“Altaf Hussain has been arrested – get home, now!”
By
Sibtain Naqvi 4 hours ago
1:20 pm, Tuesday, June 3rd
It was a regular weekday with the familiar hustle of an office facing tight deadlines. Some people had finished their lunch and were chatting over tea about the upcoming football world cup. Others were just about to tuck into their food and planning out the post lunch work plan. A colleague broke the news, the possibility of which had been discussed in hushed tones many-a-times. Breathlessly she spilled the words:
“
Altaf Hussain (Chief of the MQM Party) has been arrested!”
All was left aside and everyone started checking
social media for updates. Some turned on the news on their laptops. Others started making frantic calls to friends and loved ones. The conversations were terse and along these lines:
“Have you heard? Where are you? Are you ok? Please rush home and call me as soon as you get there”.
Staff was told to leave for their homes. Routes were checked and more calls made. Soon panic spread as the familiar bursts of close gunfire and ringing of cell phones became an accompanying refrain to our frantic conversation.
1:50 pm, Tuesday, June 3rd
Most of the staff had left and I was alone in my space. The support staff looked more worried than others. They had bus routes to consider and many had come by public transport.
“Are they burning buses?” a tea boy asked me.
I didn’t know what to say but gave him some cash for a rickshaw.
“What will happen now?” another asked.
I was quiet.
As I saw a calm environment descend into chaos, I thought back to all those times the city has witnessed this; the riots, the curfews, the burning cars and the same conversations. I recalled
May 12, 2007 when the city burned and the chief justice of Pakistan was detained at the airport. There was an exam the next day but all thoughts of studying banished as the count of deaths and destruction played out like a live performance of pure carnage.
I remember
October 19, 2007 when my boss came to my desk and told me that Benazir Bhutto’s motorcade has been attacked on Shahrah-e-Faisal.

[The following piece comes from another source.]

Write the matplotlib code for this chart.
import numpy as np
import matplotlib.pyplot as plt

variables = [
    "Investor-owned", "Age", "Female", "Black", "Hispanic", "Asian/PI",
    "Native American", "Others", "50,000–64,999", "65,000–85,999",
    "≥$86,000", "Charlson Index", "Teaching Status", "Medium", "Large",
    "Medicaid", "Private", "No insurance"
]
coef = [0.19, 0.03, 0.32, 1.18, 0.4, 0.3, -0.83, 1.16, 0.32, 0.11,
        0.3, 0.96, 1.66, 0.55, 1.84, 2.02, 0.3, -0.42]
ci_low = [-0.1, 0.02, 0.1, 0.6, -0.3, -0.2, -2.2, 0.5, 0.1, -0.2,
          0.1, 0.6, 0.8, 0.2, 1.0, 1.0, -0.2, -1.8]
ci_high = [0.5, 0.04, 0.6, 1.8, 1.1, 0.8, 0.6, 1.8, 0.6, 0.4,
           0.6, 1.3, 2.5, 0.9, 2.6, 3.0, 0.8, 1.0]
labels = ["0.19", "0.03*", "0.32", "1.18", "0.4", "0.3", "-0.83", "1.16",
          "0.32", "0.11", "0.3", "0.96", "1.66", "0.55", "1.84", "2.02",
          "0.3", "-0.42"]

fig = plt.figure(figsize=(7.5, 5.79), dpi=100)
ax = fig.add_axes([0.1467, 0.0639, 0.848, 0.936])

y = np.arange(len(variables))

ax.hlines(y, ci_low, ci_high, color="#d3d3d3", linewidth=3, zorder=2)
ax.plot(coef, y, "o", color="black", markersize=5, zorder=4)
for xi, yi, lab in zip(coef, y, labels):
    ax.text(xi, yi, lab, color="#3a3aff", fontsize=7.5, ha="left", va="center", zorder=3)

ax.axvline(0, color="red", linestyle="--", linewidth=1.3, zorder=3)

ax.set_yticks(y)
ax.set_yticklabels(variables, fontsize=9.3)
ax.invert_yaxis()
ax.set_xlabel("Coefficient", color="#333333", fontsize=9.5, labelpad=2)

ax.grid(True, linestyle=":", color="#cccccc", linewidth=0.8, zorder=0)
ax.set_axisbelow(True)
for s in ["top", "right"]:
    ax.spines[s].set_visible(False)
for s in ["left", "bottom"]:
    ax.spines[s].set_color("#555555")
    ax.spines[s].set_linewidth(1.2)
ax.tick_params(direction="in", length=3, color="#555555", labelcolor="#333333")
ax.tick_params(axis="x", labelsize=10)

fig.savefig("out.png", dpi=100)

“Get home, now”, he told me.
Today I repeated the same to my staff.
I remember
December 27, 2007 when an evening news bulletin announced that there has been an attack on Benazir Bhutto in Rawalpindi.

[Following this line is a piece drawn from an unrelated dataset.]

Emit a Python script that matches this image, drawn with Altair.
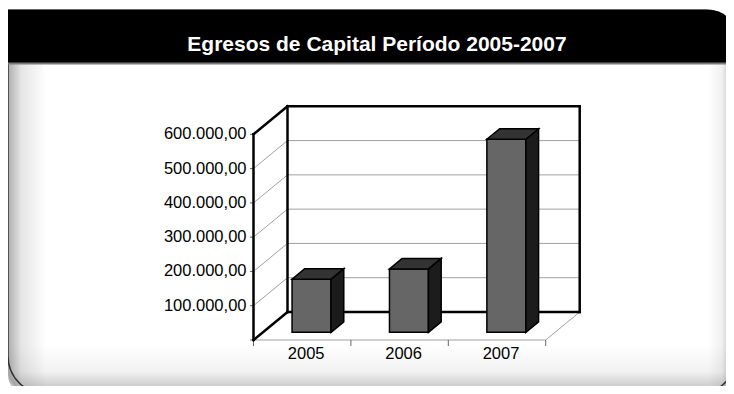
import altair as alt
import pandas as pd

# ---------------- data ----------------
years = ["2005", "2006", "2007"]
values = [155000, 185000, 563000]
y_tick_values = [0, 100000, 200000, 300000, 400000, 500000, 600000]
y_tick_labels = ["", "100.000,00", "200.000,00", "300.000,00", "400.000,00", "500.000,00", "600.000,00"]
grid_values = [100000, 200000, 300000, 400000, 500000]
title_text = "Egresos de Capital Período 2005-2007"

# ---------------- geometry (styles / layout) ----------------
SVG_W, SVG_H = 718, 378
PAD_L = 245.5                 # front value axis sits at the plot's left edge
PAD_B = 46                    # zero line sits at the plot's bottom edge
W, H = SVG_W - PAD_L, SVG_H - PAD_B
PX_PER_CAT = 97.4
PX_PER_VAL = 205.7 / 600000
x_domain = [0, W / PX_PER_CAT]
y_domain = [0, H / PX_PER_VAL]
DX = 34 / PX_PER_CAT      # depth of the box in category units
DY = 28 / PX_PER_VAL      # depth of the box in value units
YMAX = 600000
NCAT = len(years)
BAR_HALF, D_FRONT, D_BACK = 0.2, 0.275, 0.65
Y_TICK = 3.5 / PX_PER_CAT     # tick length, category units
X_TICK = 6 / PX_PER_VAL       # tick length, value units
FONT = "Liberation Sans, Arial, sans-serif"


def px(svg_x):
    """svg x -> plot-group x (decoration only)"""
    return svg_x - PAD_L


xs = alt.Scale(domain=x_domain, nice=False, zero=False)
ys = alt.Scale(domain=y_domain, nice=False, zero=False)


def X(field):
    return alt.X(field, scale=xs, axis=None)


def Y(field):
    return alt.Y(field, scale=ys, axis=None)


# ---------------- tables ----------------
thin, thick, ticks = [], [], []
for v in grid_values:
    thin.append(dict(x=DX, y=v + DY, x2=NCAT + DX, y2=v + DY))
    thin.append(dict(x=0, y=v, x2=DX, y2=v + DY))
thin.append(dict(x=0, y=0, x2=NCAT, y2=0))
thin.append(dict(x=NCAT, y=0, x2=NCAT + DX, y2=DY))
thick += [
    dict(x=0, y=0, x2=0, y2=YMAX),
    dict(x=0, y=YMAX, x2=DX, y2=YMAX + DY),
    dict(x=0, y=0, x2=DX, y2=DY),
    dict(x=DX, y=DY, x2=DX, y2=YMAX + DY),
    dict(x=DX, y=YMAX + DY, x2=NCAT + DX, y2=YMAX + DY),
    dict(x=NCAT + DX, y=DY, x2=NCAT + DX, y2=YMAX + DY),
    dict(x=DX, y=DY, x2=NCAT + DX, y2=DY),
]
for v in y_tick_values:
    ticks.append(dict(x=-Y_TICK, y=v, x2=0, y2=v))
for i in range(NCAT + 1):
    ticks.append(dict(x=i, y=-X_TICK, x2=i, y2=0))
thin_df, thick_df, ticks_df = pd.DataFrame(thin), pd.DataFrame(thick), pd.DataFrame(ticks)

ylab_df = pd.DataFrame({"x": 0, "y": y_tick_values, "label": y_tick_labels})
xlab_df = pd.DataFrame({"x": [i + 0.5 for i in range(NCAT)], "y": 0, "label": years})

front, side, top = [], [], []
for i, (yr, v) in enumerate(zip(years, values)):
    c = i + 0.5
    front.append(dict(bar=yr, x=c - BAR_HALF + DX * D_FRONT, x2=c + BAR_HALF + DX * D_FRONT,
                      y=DY * D_FRONT, y2=v + DY * D_FRONT))
    for d in (D_FRONT, D_BACK):
        side.append(dict(bar=yr, x=c + BAR_HALF + DX * d, top=v + DY * d, bot=DY * d))
        top.append(dict(bar=yr, y=v + DY * d, xl=c - BAR_HALF + DX * d, xr=c + BAR_HALF + DX * d))
front_df, side_df, top_df = pd.DataFrame(front), pd.DataFrame(side), pd.DataFrame(top)

one = pd.DataFrame({"k": [0]})

# ---------------- decoration (page frame) ----------------
PX0, PX1, PY0, PY1 = px(0), px(728), 2, 386

panel = alt.Chart(one).mark_rect(
    fill="white", cornerRadiusTopRight=30, cornerRadiusBottomLeft=38, cornerRadiusBottomRight=38
).encode(x=alt.value(PX0), x2=alt.value(PX1), y=alt.value(PY0), y2=alt.value(PY1))

left_shadow = alt.Chart(one).mark_rect(
    fill=alt.LinearGradient(gradient="linear", x1=0, x2=1, y1=0, y2=0, stops=[
        alt.GradientStop(color="rgba(0,0,0,0.32)", offset=0),
        alt.GradientStop(color="rgba(0,0,0,0.10)", offset=0.35),
        alt.GradientStop(color="rgba(0,0,0,0)", offset=1)]),
    cornerRadiusBottomLeft=38,
).encode(x=alt.value(PX0), x2=alt.value(px(38)), y=alt.value(56), y2=alt.value(PY1))

bottom_shadow = alt.Chart(one).mark_rect(
    fill=alt.LinearGradient(gradient="linear", x1=0, x2=0, y1=0, y2=1, stops=[
        alt.GradientStop(color="rgba(0,0,0,0)", offset=0),
        alt.GradientStop(color="rgba(0,0,0,0.05)", offset=0.55),
        alt.GradientStop(color="rgba(0,0,0,0.27)", offset=1)]),
    cornerRadiusBottomLeft=38,
).encode(x=alt.value(PX0), x2=alt.value(PX1), y=alt.value(336), y2=alt.value(PY1))

right_shadow = alt.Chart(one).mark_rect(
    fill=alt.LinearGradient(gradient="linear", x1=0, x2=1, y1=0, y2=0, stops=[
        alt.GradientStop(color="rgba(0,0,0,0)", offset=0),
        alt.GradientStop(color="rgba(0,0,0,0.06)", offset=0.5),
        alt.GradientStop(color="rgba(0,0,0,0.34)", offset=1)]),
).encode(x=alt.value(px(700)), x2=alt.value(PX1), y=alt.value(56), y2=alt.value(PY1))

outline = alt.Chart(one).mark_rect(
    filled=False, stroke="#333333", strokeWidth=1.5,
    cornerRadiusTopRight=30, cornerRadiusBottomLeft=38, cornerRadiusBottomRight=38
).encode(x=alt.value(PX0), x2=alt.value(PX1), y=alt.value(PY0), y2=alt.value(PY1))

title_bar = alt.Chart(one).mark_rect(fill="black", cornerRadiusTopRight=30).encode(
    x=alt.value(PX0), x2=alt.value(PX1), y=alt.value(PY0), y2=alt.value(55))

bar_line = alt.Chart(one).mark_rule(color="#7a7a7a", strokeWidth=2).encode(
    x=alt.value(PX0), x2=alt.value(PX1), y=alt.value(55.5))

# ---------------- chart frame, ticks and labels (through the scales) ----------------
thin_lines = alt.Chart(thin_df).mark_rule(color="#a0a0a0", strokeWidth=1).encode(
    x=X("x:Q"), y=Y("y:Q"), x2="x2:Q", y2="y2:Q")

tick_marks = alt.Chart(ticks_df).mark_rule(color="#666666", strokeWidth=1).encode(
    x=X("x:Q"), y=Y("y:Q"), x2="x2:Q", y2="y2:Q")

thick_lines = alt.Chart(thick_df).mark_rule(color="black", strokeWidth=2.5, strokeCap="square").encode(
    x=X("x:Q"), y=Y("y:Q"), x2="x2:Q", y2="y2:Q")

y_labels = alt.Chart(ylab_df).mark_text(
    align="right", baseline="middle", dx=-7, font=FONT, fontSize=16.5, color="black"
).encode(x=X("x:Q"), y=Y("y:Q"), text="label:N")

x_labels = alt.Chart(xlab_df).mark_text(
    align="center", baseline="top", dx=4, dy=6, font=FONT, fontSize=16.5, color="black"
).encode(x=X("x:Q"), y=Y("y:Q"), text="label:N")

front_faces = alt.Chart(front_df).mark_rect(fill="#666666", stroke="black", strokeWidth=1.5).encode(
    x=X("x:Q"), x2="x2:Q", y=Y("y:Q"), y2="y2:Q")

side_faces = alt.Chart(side_df).mark_area(
    fill="#1c1c1c", stroke="black", strokeWidth=1.5, orient="vertical", interpolate="linear"
).encode(x=X("x:Q"), y=Y("top:Q"), y2="bot:Q", detail="bar:N")

top_faces = alt.Chart(top_df).mark_area(
    fill="#333333", stroke="black", strokeWidth=1.5, orient="horizontal", interpolate="linear"
).encode(y=Y("y:Q"), x=X("xl:Q"), x2="xr:Q", detail="bar:N")

chart = alt.layer(
    panel, left_shadow, bottom_shadow, right_shadow, outline, title_bar, bar_line,
    thin_lines, tick_marks, thick_lines, y_labels, x_labels,
    front_faces, side_faces, top_faces,
).properties(
    width=W, height=H,
    autosize=alt.AutoSizeParams(type="none"),
    padding={"left": PAD_L, "top": 0, "right": 0, "bottom": PAD_B},
    title=alt.TitleParams(
        text=title_text, font=FONT,
        fontSize=21, fontWeight="bold", color="white", anchor="middle",
        baseline="alphabetic", frame="group", offset=0, dy=64, dx=369 - (PAD_L + W / 2),
    ),
).configure_view(strokeWidth=0)

chart.save("out.html", embed_options={"renderer": "svg", "actions": False})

“She’s been killed”, someone shouted.
The same panic, the same instructions,
“Get home, now”.
I never could get home and spent the night at a friend’s house who lived nearby. The next three days were spent in fear as rumours flew about poisoned water in the supply line and mobs looting and burning all that came in their way.
“This is
Berlin in April 1945”, a cousin had said.
“No, this is Karachi now”, was my response.
Berlin was in the midst of a World War, we were in the midst of unmitigated chaos.
2:15 pm, Tuesday, June 3rd
The picture was complete by now; closed shops, home bound traffic jams and the omnipresent and impending sense of doom. The financial market had reacted with lightning speed with the Karachi bourse
plunging 780 points as panicked traders took sell orders from terrified investors. Such has been the pattern; breaking news reports a rush for safety, death and destruction accompanied by deaths.
Some people I know have become “preppers” and keep a hoard of essentials in their home in case the shut-down continues on for a few days.
“What if they cut the supply lines?” they ask.
This question would be suitable in a war zone but does not seem out of place here also. Parents plan their children’s school location in terms of how quickly they can rush them home in a situation like this. Others scrounge and save and disrupt their households to live closer to work places so they have a plan when their boss says,
“Go home, now”.
It does not have to be a death or even a real occurrence. A few years back the rumour started that Dr Farooq Sattar has been killed. Pandemonium set in and was only quelled after major damage had already been done.
“Why are people reacting this way?” a newly arrived foreigner asked me on the phone in a defiant tone.
I thought back to a conversation I had with some Indian academics. They were contending that Bal Thackeray in his heyday held absolute power in Mumbai, never replicated by anyone before him or after.
“No political leader in the world has even come close in controlling a city”, a Delhi University professor claimed.
I told him that Karachi has some 20 million people, at least as large as Mumbai, and is shut down within minutes after a shut-down call by the MQM leadership. They were shocked in silence and conceded defeat. I told my foreign friend the same story and asked him to check the news. He was puzzled but then called back in a few minutes to say the same thing I have been hearing for years now and may hear for the times to come: Go home, now.